[Rows from a dataset]
○ ○ ○ ○ ○
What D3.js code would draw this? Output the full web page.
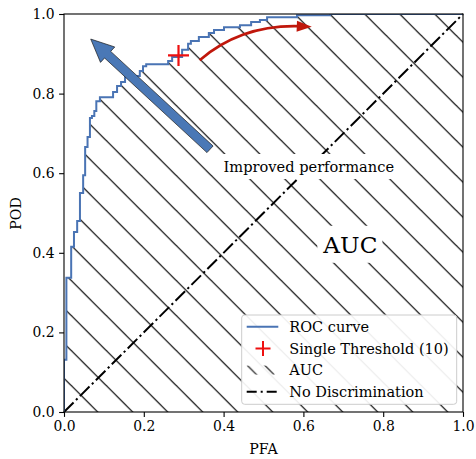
<!DOCTYPE html>
<html><head><meta charset="utf-8">
<script src="https://cdn.jsdelivr.net/npm/d3@7"></script>
<style>body{margin:0;background:#fff} svg{display:block} text{font-family:'DejaVu Serif',serif;fill:#000}</style>
</head><body><svg id="c" width="476" height="459"></svg>
<script>
// ROC step vertices (top of each vertical run)
const pfa = [0,0,0.006,0.018,0.025,0.033,0.040,0.048,0.053,0.059,0.065,0.070,0.076,0.081,0.090,0.123,0.133,0.143,0.153,0.190,0.198,0.206,0.261,0.271,0.296,0.311,0.318,0.338,0.363,0.376,0.401,0.441,0.469,0.491,0.509,0.584,0.667,1.0];
const pod = [0,0.131,0.337,0.415,0.452,0.480,0.550,0.595,0.666,0.691,0.739,0.744,0.756,0.781,0.791,0.804,0.819,0.829,0.844,0.857,0.869,0.874,0.882,0.892,0.910,0.925,0.932,0.942,0.952,0.960,0.967,0.972,0.980,0.985,0.992,0.997,1.0,1.0];
const thresholdPFA = [0.287];
const thresholdPOD = [0.896];
const diagPFA = [0, 1];
const diagPOD = [0, 1];
const xTicks = [0, 0.2, 0.4, 0.6, 0.8, 1.0];
const yTicks = [0, 0.2, 0.4, 0.6, 0.8, 1.0];
const legendLabels = ["ROC curve", "Single Threshold (10)", "AUC", "No Discrimination"];
const annTexts = ["Improved performance", "AUC"];
const annPFA = [0.4, 0.65];
const annPOD = [0.603, 0.40];
const perfArrowPFA = [0.366, 0.067];
const perfArrowPOD = [0.66, 0.937];
const threshArrowPFA = [0.340, 0.446, 0.621];
const threshArrowPOD = [0.884, 0.975, 0.968];

const svg = d3.select("#c");
const x = d3.scaleLinear([0, 1], [64, 463]);
const y = d3.scaleLinear([0, 1], [412, 14]);
const BLUE = "#4a74b4", RED = "#c0170b";

const defs = svg.append("defs");
const hp = defs.append("pattern").attr("id", "hatch").attr("patternUnits", "userSpaceOnUse")
  .attr("width", 35).attr("height", 35).attr("x", 0.7).attr("y", 0);
[[0,0,35,35],[-5,30,5,40],[30,-5,40,5]].forEach(l => hp.append("line")
  .attr("x1", l[0]).attr("y1", l[1]).attr("x2", l[2]).attr("y2", l[3])
  .attr("stroke", "#000").attr("stroke-width", 1.2));
defs.append("clipPath").attr("id", "clip").append("rect")
  .attr("x", 64).attr("y", 14).attr("width", 399).attr("height", 398);

const pts = pfa.map((d, i) => [d, pod[i]]);
// hatched AUC
svg.append("path").datum(pts)
  .attr("d", d3.area().x(d => x(d[0])).y0(y(0)).y1(d => y(d[1])).curve(d3.curveStepAfter))
  .attr("fill", "url(#hatch)").attr("clip-path", "url(#clip)");

// diagonal
const DASH = "13.5,3.4,2.2,3.4";
svg.append("path").datum(diagPFA.map((d, i) => [d, diagPOD[i]]))
  .attr("d", d3.line().x(d => x(d[0])).y(d => y(d[1])))
  .attr("stroke", "#000").attr("stroke-width", 2).attr("fill", "none").attr("stroke-dasharray", DASH);

// ROC
svg.append("path").datum(pts)
  .attr("d", d3.line().x(d => x(d[0])).y(d => y(d[1])).curve(d3.curveStepAfter))
  .attr("stroke", BLUE).attr("stroke-width", 2).attr("fill", "none").attr("clip-path", "url(#clip)");

// threshold marker
thresholdPFA.forEach((d, i) => {
  svg.append("path").attr("transform", `translate(${x(d)},${y(thresholdPOD[i])})`)
    .attr("d", "M-10.5,0H10.5M0,-10.5V10.5").attr("stroke", "#ee1010").attr("stroke-width", 2.2);
});

// blue fancy arrow
(function(){
  const x0 = x(perfArrowPFA[0]), y0 = y(perfArrowPOD[0]), x1 = x(perfArrowPFA[1]), y1 = y(perfArrowPOD[1]);
  const w = 9, hw = 21, hl = 23;
  const dx = x1 - x0, dy = y1 - y0, L = Math.hypot(dx, dy), ux = dx / L, uy = dy / L, nx = -uy, ny = ux;
  const bx = x1 - ux * hl, by = y1 - uy * hl;
  const p = [[x0 + nx*w/2, y0 + ny*w/2],[bx + nx*w/2, by + ny*w/2],[bx + nx*hw/2, by + ny*hw/2],[x1, y1],
    [bx - nx*hw/2, by - ny*hw/2],[bx - nx*w/2, by - ny*w/2],[x0 - nx*w/2, y0 - ny*w/2]];
  svg.append("path").attr("d", "M" + p.map(q => q.join(",")).join("L") + "Z")
    .attr("fill", "#4a78b6").attr("stroke", "#1a1a1a").attr("stroke-width", 0.7);
})();

// red curved arrow
(function(){
  const S = [x(threshArrowPFA[0]), y(threshArrowPOD[0])], C = [x(threshArrowPFA[1]), y(threshArrowPOD[1])], E = [x(threshArrowPFA[2]), y(threshArrowPOD[2])];
  const tx = E[0] - C[0], ty = E[1] - C[1], L = Math.hypot(tx, ty), ux = tx / L, uy = ty / L;
  const hl = 15, hw = 11;
  const bx = E[0] - ux * hl, by = E[1] - uy * hl;
  const path = d3.path(); path.moveTo(S[0], S[1]);
  const k = (L - hl * 0.7) / L;
  path.quadraticCurveTo(C[0], C[1], C[0] + tx * k, C[1] + ty * k);
  svg.append("path").attr("d", path.toString()).attr("stroke", RED).attr("stroke-width", 2.6).attr("fill", "none");
  svg.append("path").attr("d", `M${E[0]},${E[1]}L${bx - uy*hw/2},${by + ux*hw/2}L${bx + uy*hw/2},${by - ux*hw/2}Z`).attr("fill", RED);
})();

// annotations with white boxes
const annSizes = [14.6, 23.2];
annTexts.forEach((t, i) => {
  const g = svg.append("g");
  const tx = g.append("text").attr("x", x(annPFA[i])).attr("y", y(annPOD[i])).attr("font-size", annSizes[i]).text(t);
  const b = tx.node().getBBox();
  const pad = i === 0 ? 4 : 5;
  g.insert("rect", "text").attr("x", b.x - pad).attr("y", b.y - pad).attr("width", b.width + 2*pad).attr("height", b.height + 2*pad).attr("fill", "#fff");
});

// axes
const xa = svg.append("g").attr("transform", "translate(0,412)")
  .call(d3.axisBottom(x).tickValues(xTicks).tickFormat(d3.format(".1f")).tickSizeOuter(0).tickSize(4.9).tickPadding(4.5));
const ya = svg.append("g").attr("transform", "translate(64,0)")
  .call(d3.axisLeft(y).tickValues(yTicks).tickFormat(d3.format(".1f")).tickSizeOuter(0).tickSize(4.9).tickPadding(4.5));
[xa, ya].forEach(a => {
  a.select(".domain").remove();
  a.selectAll("line").attr("stroke", "#000").attr("stroke-width", 1.1);
  a.selectAll("text").attr("font-size", 13.9).attr("font-family", "'DejaVu Serif',serif").attr("fill", "#000");
});
svg.append("rect").attr("x", 64).attr("y", 14).attr("width", 399).attr("height", 398)
  .attr("fill", "none").attr("stroke", "#000").attr("stroke-width", 1.1);
svg.append("text").attr("x", 263.5).attr("y", 454).attr("text-anchor", "middle").attr("font-size", 14.2).text("PFA");
svg.append("text").attr("transform", "translate(20.5,213.5) rotate(-90)").attr("text-anchor", "middle").attr("font-size", 14.2).text("POD");

// legend
const lg = svg.append("g");
lg.append("rect").attr("x", 241.7).attr("y", 315).attr("width", 215).attr("height", 89.3).attr("rx", 3)
  .attr("fill", "#fff").attr("fill-opacity", 0.92).attr("stroke", "#cccccc").attr("stroke-width", 1);
const rowY = i => 326.7 + i * 21.7;
legendLabels.forEach((t, i) => {
  lg.append("text").attr("x", 289.3).attr("y", rowY(i)).attr("dy", "0.36em").attr("font-size", 14.5).text(t);
});
lg.append("line").attr("x1", 246.7).attr("x2", 278.3).attr("y1", rowY(0)).attr("y2", rowY(0)).attr("stroke", BLUE).attr("stroke-width", 2);
lg.append("path").attr("transform", `translate(263,${rowY(1)})`).attr("d", "M-7.5,0H7.5M0,-7.5V7.5").attr("stroke", "#ee1010").attr("stroke-width", 2);
const hs = defs.append("pattern").attr("id", "hatchS").attr("patternUnits", "userSpaceOnUse")
  .attr("width", 17.5).attr("height", 17.5).attr("x", 247.5).attr("y", rowY(2) - 4.5);
[[0,0,17.5,17.5],[-5,12.5,5,22.5],[12.5,-5,22.5,5]].forEach(l => hs.append("line")
  .attr("x1", l[0]).attr("y1", l[1]).attr("x2", l[2]).attr("y2", l[3]).attr("stroke", "#000").attr("stroke-width", 1.1));
lg.append("rect").attr("x", 246.7).attr("y", rowY(2) - 4.5).attr("width", 28).attr("height", 9).attr("fill", "url(#hatchS)");
lg.append("line").attr("x1", 246.7).attr("x2", 278.3).attr("y1", rowY(3)).attr("y2", rowY(3)).attr("stroke", "#000").attr("stroke-width", 2).attr("stroke-dasharray", "10,4,2,4");
</script></body></html>
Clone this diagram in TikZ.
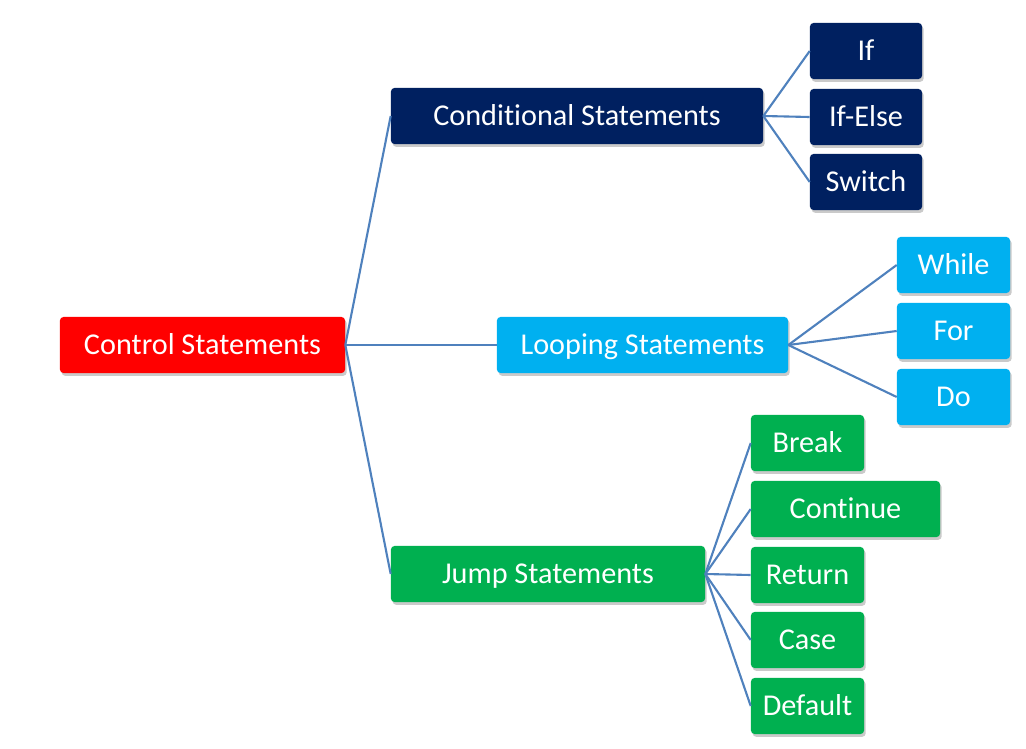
\documentclass[tikz,border=0pt]{standalone}
\usepackage{fontspec}
\setmainfont{Carlito}[Ligatures={NoCommon}]
\usepackage{xcolor}
\usetikzlibrary{shadows}
\definecolor{ctrlred}{RGB}{255,0,0}
\definecolor{condnavy}{RGB}{0,32,96}
\definecolor{loopblue}{RGB}{0,176,240}
\definecolor{jumpgreen}{RGB}{0,176,80}
\definecolor{linkblue}{RGB}{79,129,189}
\tikzset{
  stmt/.style={rectangle, rounded corners=2.5pt, minimum height=1.4cm, inner sep=0pt, text=white,
    text height=13.8pt, text depth=0pt,
    font=\fontsize{21.5}{26}\selectfont, drop shadow={shadow xshift=1.2pt, shadow yshift=-2pt, opacity=0.35, fill=black!60}},
  link/.style={draw=linkblue, line width=1.5pt}
}
\begin{document}
\begin{tikzpicture}[x=0.025cm, y=-0.025cm]
         \useasboundingbox (0,0) rectangle (1026,749);
         \node[stmt, fill=ctrlred, minimum width=7.125cm] (ctrl) at (202.5,345) {Control Statements};
         \node[stmt, fill=condnavy, minimum width=9.3cm] (cond) at (577,116) {Conditional Statements};
         \node[stmt, fill=loopblue, minimum width=7.275cm] (loop) at (642.5,345) {Looping Statements};
         \node[stmt, fill=jumpgreen, minimum width=7.85cm] (jump) at (548,574) {Jump Statements};
         \node[stmt, fill=condnavy, minimum width=2.8cm] (if) at (866,51) {If};
         \node[stmt, fill=condnavy, minimum width=2.8cm] (ifelse) at (866,117) {If-Else};
         \node[stmt, fill=condnavy, minimum width=2.8cm] (switch) at (866,182) {Switch};
         \node[stmt, fill=loopblue, minimum width=2.825cm] (while) at (953.5,265) {While};
         \node[stmt, fill=loopblue, minimum width=2.825cm] (for) at (953.5,331) {For};
         \node[stmt, fill=loopblue, minimum width=2.825cm] (do) at (953.5,397) {Do};
         \node[stmt, fill=jumpgreen, minimum width=2.825cm] (break) at (807.5,443) {Break};
         \node[stmt, fill=jumpgreen, minimum width=4.725cm] (continue) at (845.5,509) {Continue};
         \node[stmt, fill=jumpgreen, minimum width=2.825cm] (return) at (807.5,575) {Return};
         \node[stmt, fill=jumpgreen, minimum width=2.825cm] (case) at (807.5,640) {Case};
         \node[stmt, fill=jumpgreen, minimum width=2.825cm] (default) at (807.5,706) {Default};
         \draw[link] (ctrl.east) -- (cond.west);
         \draw[link] (ctrl.east) -- (loop.west);
         \draw[link] (ctrl.east) -- (jump.west);
         \foreach \leaf in {if, ifelse, switch} \draw[link] (cond.east) -- (\leaf.west);
         \foreach \leaf in {while, for, do} \draw[link] (loop.east) -- (\leaf.west);
         \foreach \leaf in {break, continue, return, case, default} \draw[link] (jump.east) -- (\leaf.west);
       \end{tikzpicture}
\end{document}
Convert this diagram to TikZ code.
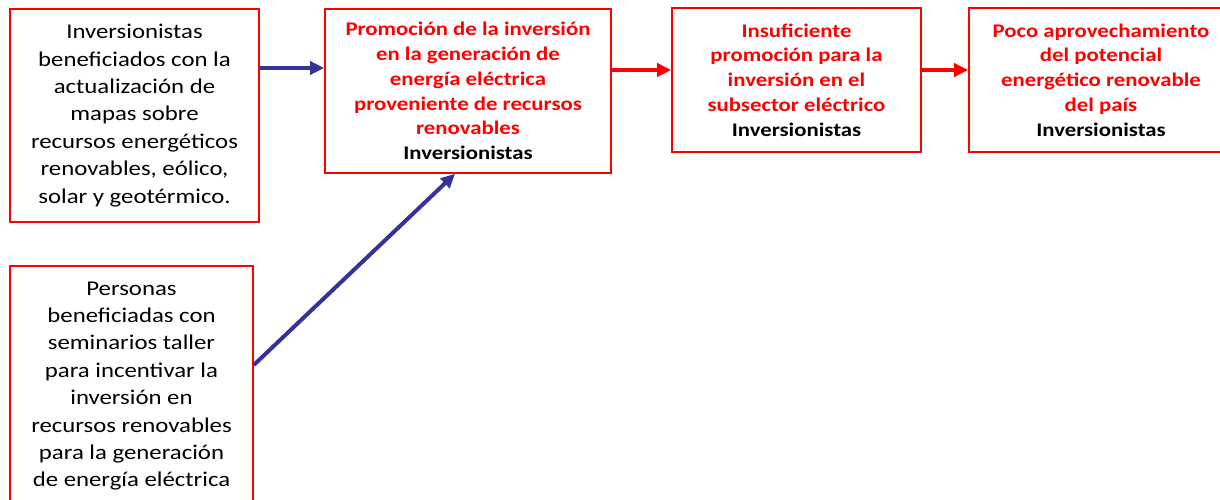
\documentclass[tikz,border=0pt]{standalone}
\usepackage{fontspec}
\setmainfont[FakeStretch=1.18]{Carlito}
\usetikzlibrary{arrows.meta}
\definecolor{boxred}{RGB}{255,0,0}
\definecolor{arrblue}{RGB}{51,51,153}
\begin{document}
\begin{tikzpicture}[x=1pt,y=-1pt,
  box/.style={draw=boxred, line width=1.6pt, align=center, inner sep=0pt},
  blk/.style={font=\fontsize{21}{27.4}\selectfont, text=black},
  redt/.style={font=\bfseries\fontsize{19.3}{24.8}\selectfont, text=boxred},
  bluearrow/.style={draw=arrblue, line width=4pt, -{Triangle[length=14pt,width=13pt]}},
  redarrow/.style={draw=boxred, line width=4pt, -{Triangle[length=14pt,width=13pt]}}]
\useasboundingbox (0,0) rectangle (1220,500);
\node[box, blk, minimum width=249pt, minimum height=213pt] (b1) at (134.5,115.5)
  {Inversionistas\\beneficiados con la\\actualización de\\mapas sobre\\recursos energéticos\\renovables, eólico,\\solar y geotérmico.};
\node[box, redt, minimum width=286pt, minimum height=164pt] (b2) at (468,91)
  {Promoción de la inversión\\en la generación de\\energía eléctrica\\proveniente de recursos\\renovables\\\textcolor{black}{Inversionistas}};
\node[box, redt, minimum width=249pt, minimum height=144pt] (b3) at (796.5,80)
  {Insuficiente\\promoción para la\\inversión en el\\subsector eléctrico\\\textcolor{black}{Inversionistas}};
\node[box, redt, minimum width=264pt, minimum height=144pt] (b4) at (1101,80)
  {Poco aprovechamiento\\del potencial\\energético renovable\\del país\\\textcolor{black}{Inversionistas}};
\node[box, blk, minimum width=243pt, minimum height=240pt] (b5) at (131.5,386)
  {Personas\\beneficiadas con\\seminarios taller\\para incentivar la\\inversión en\\recursos renovables\\para la generación\\de energía eléctrica};
\draw[bluearrow] ([yshift=47.5pt]b1.east) -- ([yshift=47.5pt]b1.east -| b2.west);
\draw[bluearrow] ([yshift=21pt]b5.east) -- ([xshift=-13pt]b2.south);
\draw[redarrow] ([yshift=21pt]b2.east) -- ([yshift=21pt]b2.east -| b3.west);
\draw[redarrow] ([yshift=10pt]b3.east) -- ([yshift=10pt]b3.east -| b4.west);
\end{tikzpicture}
\end{document}
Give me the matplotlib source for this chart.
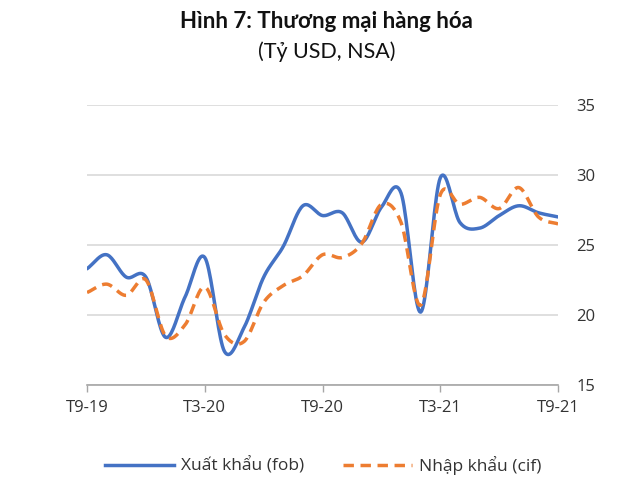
○ ○ ○ ○ ○
◆ **What you should do**
Return nothing but the lines running from the start of the data to the line with "const threshArrowPOD = [0.884, 0.975, 0.968];", please, both ends included and no pictures.

◆ **Reply to the task**
What D3.js code would draw this? Output the full web page.
<!DOCTYPE html>
<html><head><meta charset="utf-8">
<script src="https://cdn.jsdelivr.net/npm/d3@7"></script>
<style>body{margin:0;background:#fff} svg{display:block} text{font-family:'DejaVu Serif',serif;fill:#000}</style>
</head><body><svg id="c" width="476" height="459"></svg>
<script>
// ROC step vertices (top of each vertical run)
const pfa = [0,0,0.006,0.018,0.025,0.033,0.040,0.048,0.053,0.059,0.065,0.070,0.076,0.081,0.090,0.123,0.133,0.143,0.153,0.190,0.198,0.206,0.261,0.271,0.296,0.311,0.318,0.338,0.363,0.376,0.401,0.441,0.469,0.491,0.509,0.584,0.667,1.0];
const pod = [0,0.131,0.337,0.415,0.452,0.480,0.550,0.595,0.666,0.691,0.739,0.744,0.756,0.781,0.791,0.804,0.819,0.829,0.844,0.857,0.869,0.874,0.882,0.892,0.910,0.925,0.932,0.942,0.952,0.960,0.967,0.972,0.980,0.985,0.992,0.997,1.0,1.0];
const thresholdPFA = [0.287];
const thresholdPOD = [0.896];
const diagPFA = [0, 1];
const diagPOD = [0, 1];
const xTicks = [0, 0.2, 0.4, 0.6, 0.8, 1.0];
const yTicks = [0, 0.2, 0.4, 0.6, 0.8, 1.0];
const legendLabels = ["ROC curve", "Single Threshold (10)", "AUC", "No Discrimination"];
const annTexts = ["Improved performance", "AUC"];
const annPFA = [0.4, 0.65];
const annPOD = [0.603, 0.40];
const perfArrowPFA = [0.366, 0.067];
const perfArrowPOD = [0.66, 0.937];
const threshArrowPFA = [0.340, 0.446, 0.621];
const threshArrowPOD = [0.884, 0.975, 0.968];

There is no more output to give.